Ruslan Petrov was a patient man with one impatient moment in his past. That moment changed everything. He was a man who had more plates spinning in the air than a circus performer, and one was slipping off his finger, and he’d be damned if he dropped anything now.

Across from him, Zakhar delivered unwelcome news. “Ms. Grant had already delivered the items to the auction houses.”

“Did your man at least steal her wallet?”

“No.”

Ruslan clenched his fist. “He didn’t finish the job.”

“He said he was interrupted.”

“Let me see if I understand this correctly. I said to make it look like burglary, and now it simply looks like a vendetta. And she’s alive to identify him.”

Zakhar matched Ruslan’s stare. “I have already taken care of the situation. Nothing will be tied to you.”
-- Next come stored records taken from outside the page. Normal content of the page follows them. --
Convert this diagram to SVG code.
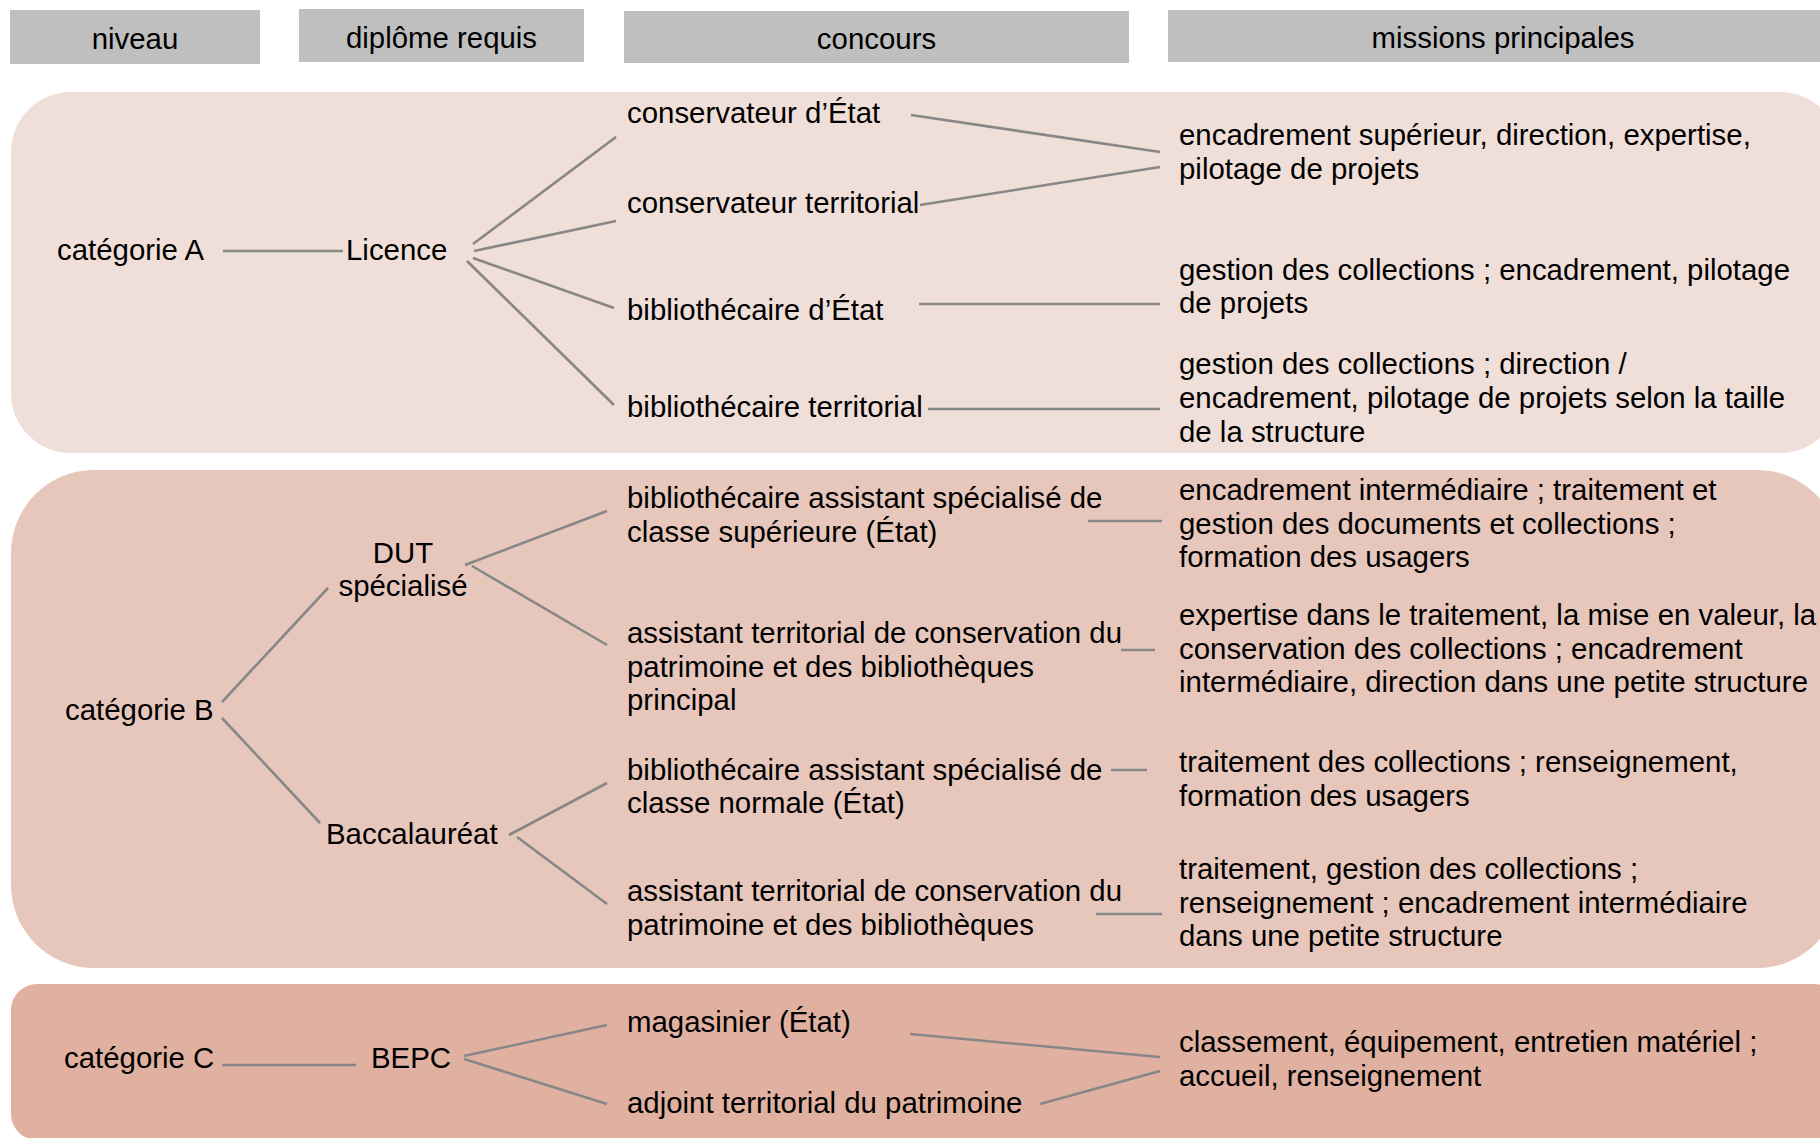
<svg xmlns="http://www.w3.org/2000/svg" width="1820" height="1138" viewBox="0 0 1820 1138">
<style>
  text { font-family: "Liberation Sans", Arial, sans-serif; font-size: 29.4px; fill: #000; }
  .hdr { fill: #BFBFBF; }
  .ctr { text-anchor: middle; }
  .conn line { stroke: #878787; stroke-width: 2.6; fill: none; }
</style>
<rect width="1820" height="1138" fill="#FFFFFF"/>

<!-- category bands -->
<g id="band-A"><rect x="11" y="92" width="1829" height="361" rx="60" ry="60" fill="#F0DED8"/></g>
<g id="band-B"><rect x="11" y="470" width="1829" height="498" rx="83" ry="83" fill="#E7C7BC"/></g>
<g id="band-C"><rect x="11" y="984" width="1829" height="156" rx="26" ry="26" fill="#E0B1A1"/></g>

<!-- headers -->
<g id="hdr-niveau"><rect class="hdr" x="10" y="10" width="250" height="54"/><text class="ctr" x="135" y="48.5">niveau</text></g>
<g id="hdr-diplome"><rect class="hdr" x="299" y="9" width="285" height="53"/><text class="ctr" x="441.5" y="47.5">diplôme requis</text></g>
<g id="hdr-concours"><rect class="hdr" x="624" y="11" width="505" height="52"/><text class="ctr" x="876.5" y="48.5">concours</text></g>
<g id="hdr-missions"><rect class="hdr" x="1168" y="10" width="672" height="52"/><text class="ctr" x="1503" y="47.5">missions principales</text></g>

<!-- connectors -->
<g id="connectors" class="conn">
  <line x1="223" y1="251" x2="343" y2="251"/>
  <line x1="473" y1="244" x2="616" y2="137"/>
  <line x1="474" y1="251" x2="616" y2="221"/>
  <line x1="473" y1="258" x2="614" y2="308"/>
  <line x1="467" y1="261" x2="614" y2="405"/>
  <line x1="911" y1="115" x2="1160" y2="152"/>
  <line x1="920" y1="205" x2="1160" y2="167"/>
  <line x1="919" y1="304" x2="1160" y2="304"/>
  <line x1="928" y1="409" x2="1160" y2="409"/>

  <line x1="222" y1="702" x2="328" y2="588"/>
  <line x1="222" y1="718" x2="320" y2="823"/>
  <line x1="465" y1="565" x2="607" y2="511"/>
  <line x1="472" y1="566" x2="607" y2="645"/>
  <line x1="509" y1="835" x2="607" y2="783"/>
  <line x1="517" y1="837" x2="607" y2="904"/>
  <line x1="1088" y1="521" x2="1162" y2="521"/>
  <line x1="1121" y1="650" x2="1155" y2="650"/>
  <line x1="1111" y1="770" x2="1147" y2="770"/>
  <line x1="1096" y1="914" x2="1162" y2="914"/>

  <line x1="222" y1="1065" x2="356" y2="1065"/>
  <line x1="464" y1="1056" x2="607" y2="1025"/>
  <line x1="464" y1="1059" x2="607" y2="1104"/>
  <line x1="910" y1="1034" x2="1160" y2="1057"/>
  <line x1="1040" y1="1104" x2="1160" y2="1071"/>
</g>

<!-- category A -->
<g id="cat-A"><text x="57" y="260">catégorie A</text></g>
<g id="dip-licence"><text x="346" y="260">Licence</text></g>
<g id="conc-conservateur-etat"><text x="627" y="123">conservateur d’État</text></g>
<g id="conc-conservateur-terr"><text x="627" y="213">conservateur territorial</text></g>
<g id="conc-biblio-etat"><text x="627" y="320">bibliothécaire d’État</text></g>
<g id="conc-biblio-terr"><text x="627" y="417">bibliothécaire territorial</text></g>
<g id="mis-A1"><text x="1179" y="145">encadrement supérieur, direction, expertise,</text><text x="1179" y="179">pilotage de projets</text></g>
<g id="mis-A2"><text x="1179" y="280">gestion des collections ; encadrement, pilotage</text><text x="1179" y="313">de projets</text></g>
<g id="mis-A3"><text x="1179" y="374">gestion des collections ; direction /</text><text x="1179" y="408">encadrement, pilotage de projets selon la taille</text><text x="1179" y="442">de la structure</text></g>

<!-- category B -->
<g id="cat-B"><text x="65" y="720">catégorie B</text></g>
<g id="dip-dut"><text class="ctr" x="403" y="563">DUT</text><text class="ctr" x="403" y="596">spécialisé</text></g>
<g id="dip-bac"><text x="326" y="844">Baccalauréat</text></g>
<g id="conc-bas-sup"><text x="627" y="508">bibliothécaire assistant spécialisé de</text><text x="627" y="542">classe supérieure (État)</text></g>
<g id="conc-atcpb-princ"><text x="627" y="643">assistant territorial de conservation du</text><text x="627" y="677">patrimoine et des bibliothèques</text><text x="627" y="710">principal</text></g>
<g id="conc-bas-norm"><text x="627" y="780">bibliothécaire assistant spécialisé de</text><text x="627" y="813">classe normale (État)</text></g>
<g id="conc-atcpb"><text x="627" y="901">assistant territorial de conservation du</text><text x="627" y="935">patrimoine et des bibliothèques</text></g>
<g id="mis-B1"><text x="1179" y="500">encadrement intermédiaire ; traitement et</text><text x="1179" y="534">gestion des documents et collections ;</text><text x="1179" y="567">formation des usagers</text></g>
<g id="mis-B2"><text x="1179" y="625">expertise dans le traitement, la mise en valeur, la</text><text x="1179" y="659">conservation des collections ; encadrement</text><text x="1179" y="692">intermédiaire, direction dans une petite structure</text></g>
<g id="mis-B3"><text x="1179" y="772">traitement des collections ; renseignement,</text><text x="1179" y="806">formation des usagers</text></g>
<g id="mis-B4"><text x="1179" y="879">traitement, gestion des collections ;</text><text x="1179" y="913">renseignement ; encadrement intermédiaire</text><text x="1179" y="946">dans une petite structure</text></g>

<!-- category C -->
<g id="cat-C"><text x="64" y="1068">catégorie C</text></g>
<g id="dip-bepc"><text x="371" y="1068">BEPC</text></g>
<g id="conc-magasinier"><text x="627" y="1032">magasinier (État)</text></g>
<g id="conc-adjoint"><text x="627" y="1113">adjoint territorial du patrimoine</text></g>
<g id="mis-C1"><text x="1179" y="1052">classement, équipement, entretien matériel ;</text><text x="1179" y="1086">accueil, renseignement</text></g>
</svg>
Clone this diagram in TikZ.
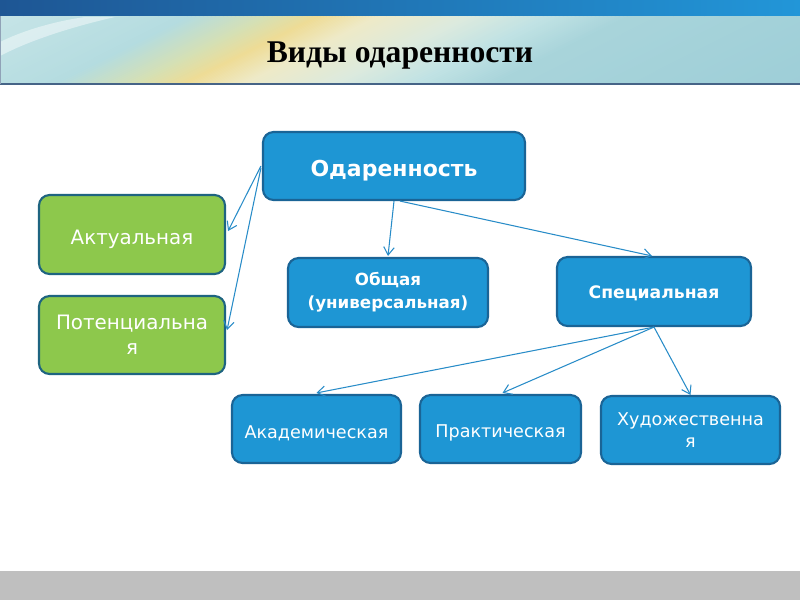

That had Ruslan releasing the hold he had on his own fingers and rubbing the tension away.

“What about the other collateral damage?”

“She is scrubbed. No trace.”

“I expect nothing was messy.”

Zakhar smiled, a white line of a scar he earned in a street fight distorting his face, making his grin look like a threat. It was one of the many things Ruslan liked about the man. “Car accident.”

It would be so much easier if he could just scrub the woman who destroyed everything. But that would only result in the wrong people looking his way. Instead of losing a fortune, he’d lose his freedom.

He used a remote control to reveal a monitor behind a picture on the wall. When the image flicked into focus, a map of the world emerged. With another button, the map focused on the state of New York. Several dots blinked, each a different color.

Katrina’s bitch lawyer and their friend blipped in the same place. He knew without looking that they were at the Manhattan hospital where he’d put their friend. The redneck blipped a few blocks away, and it appeared Trina was by herself downtown. Which didn’t sound right, considering she’d been flanked by security since he’d started his cover-up. A cover-up he had thought he’d taken care of the year before.

Ruslan pointed at the map. “Where is this?”

Zakhar moved behind the desk and clicked into the program tracking the players.

“Looks residential.”

“Have our man on the ground find out. What about the house?”

“Police activity has pulled out. They didn’t find anything.”

At least that worked as he’d planned.

“I do have some positive news,” Zakhar said.